By Jill Roberts, author of 'Improving Health Literacy to Reduce Health Inequalities'.
Following years of assessing evidence, there’s general agreement that the biggest contributor to health is the wider determinants of health - so, where and how we live, and the social and economic conditions around us, starting from the womb. Inequalities in these social determinants give rise to unfair differences in health, so to have the greatest impact on health inequalities we need to address these social determinants.
How we find, understand and use information about all aspects of health – healthcare, health behaviours, genetics, and crucially, the social determinants of health - underpins our ability to both prevent and treat ill health. This is often referred to as ‘health literacy’. Health literacy is therefore one of the pathways to good health, but it is influenced by the social determinants of health.
This week IHE have published a paper, commissioned by PHE, which sets out why we all need to have the appropriate skills, knowledge, understanding and confidence to be able to find, understand and use health information – be that making GP appointments online, to understanding dosage instructions on medicines, leading a healthy lifestyle or even lobbying for safer, greener environments.
But ‘health literate individuals’ alone are not enough: we also need ‘health literate organisations’. This means that employers and all services with the potential to influence people’s health – such as GP services, hospitals, children’s centres and local councils, to housing and adult education services - need to provide clear, accessible information for all, and make a particular effort to reach, engage and serve those people and population groups with the worst health. They also need to advocate for healthy social, economic and environmental conditions.
A well-educated person can have limited health literacy when required to understand and use unfamiliar language and concepts in unfamiliar healthcare settings, and when navigating health information online, especially when illness makes them more vulnerable. Research has found that in England, 42% of working-age adults are unable to understand and make use of health information, rising to 61% when numeracy skills are also required for comprehension. Basic literacy and numeracy skills are therefore essential necessities for adequate health literacy, but they are not sufficient.
It is, however, the people and population groups with limited financial and social resources – those people with no work or unstable work, no or low income, poor quality housing, limited social support networks, for instance - who are more likely to have limited health literacy, and, at the same time, who are less likely to be adequately served by those services that influence health. These vulnerable groups, including more disadvantaged socio-economic groups, migrants and people from some ethnic minorities, older people, people with long-term health conditions and disabled people, are, in turn, more likely to have a poor diet, to smoke and not exercise, and to have an increased risk of morbidity and premature death.

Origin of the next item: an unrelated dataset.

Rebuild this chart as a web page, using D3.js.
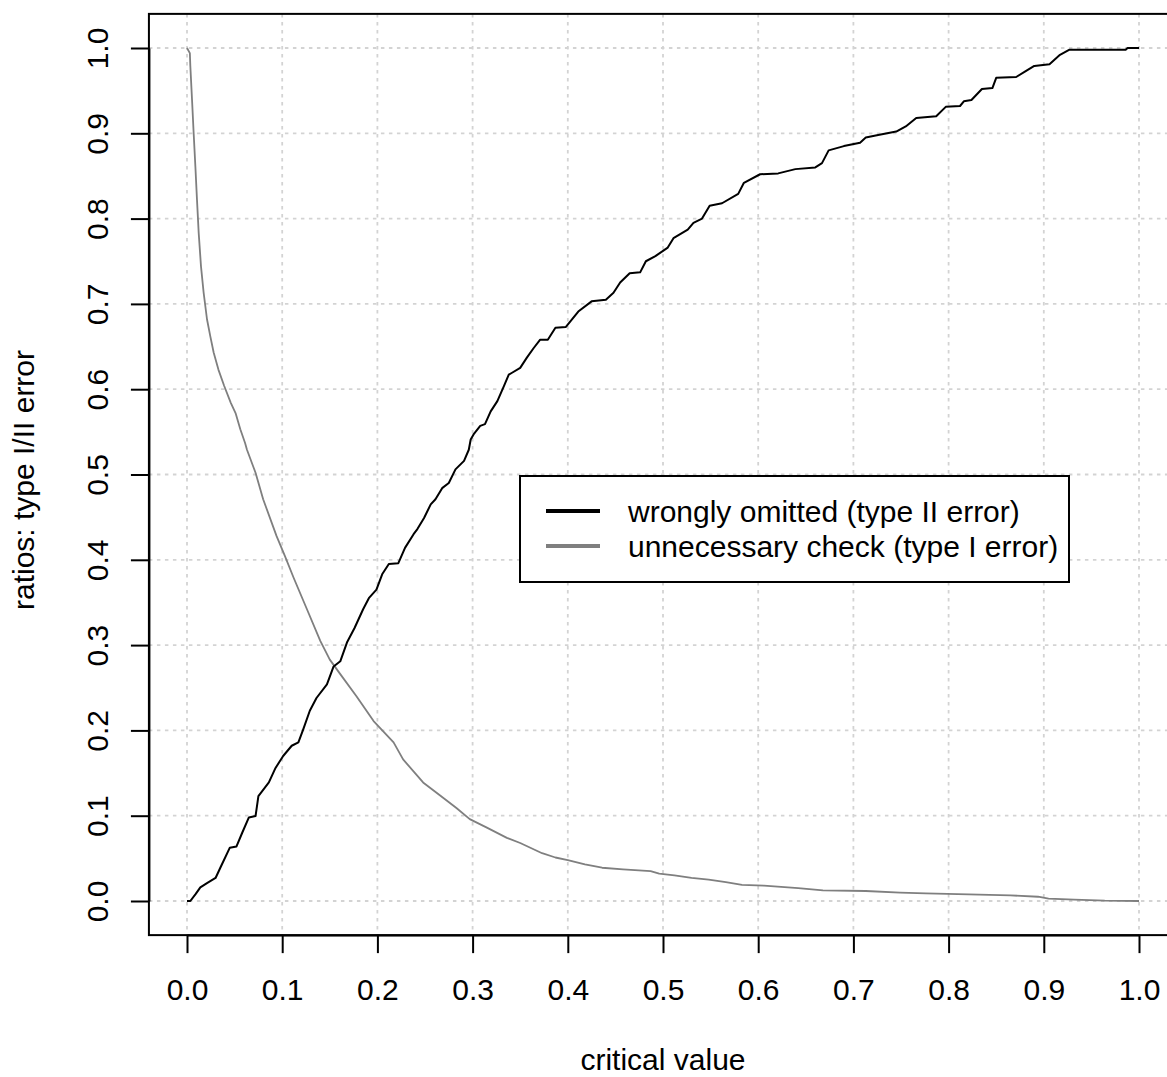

Improving health literacy can have a range of benefits, including building resilience, encouraging positive lifestyle changes and empowering people to effectively manage long-term health conditions; all of which can help to reduce the burden on over-stretched health and social care services, improve everyone’s general health and wellbeing, and reduce unfair differences in health.
We’ve therefore set out simple, effective and cost-effective examples of health literacy strategies that are known to improve health outcomes. These include: the ‘teach-back’ method, which involves professionals asking service-users to repeat the information they have just received to check for understanding; local areas adopting an early-intervention approach to health literacy promotion, and; community-based, peer-support approaches to help distribute health literacy among social networks.
Even small changes to the way we communicate health information can make a big difference.
Whether you’re a professional who works to improve the conditions in which people are born, grow, live, work and age (across all tiers of an organisation), or a community-member, we all have a role to play in making sure that the information people need for a healthy life touches, and is understood and used by everyone, but especially those who have the most to gain.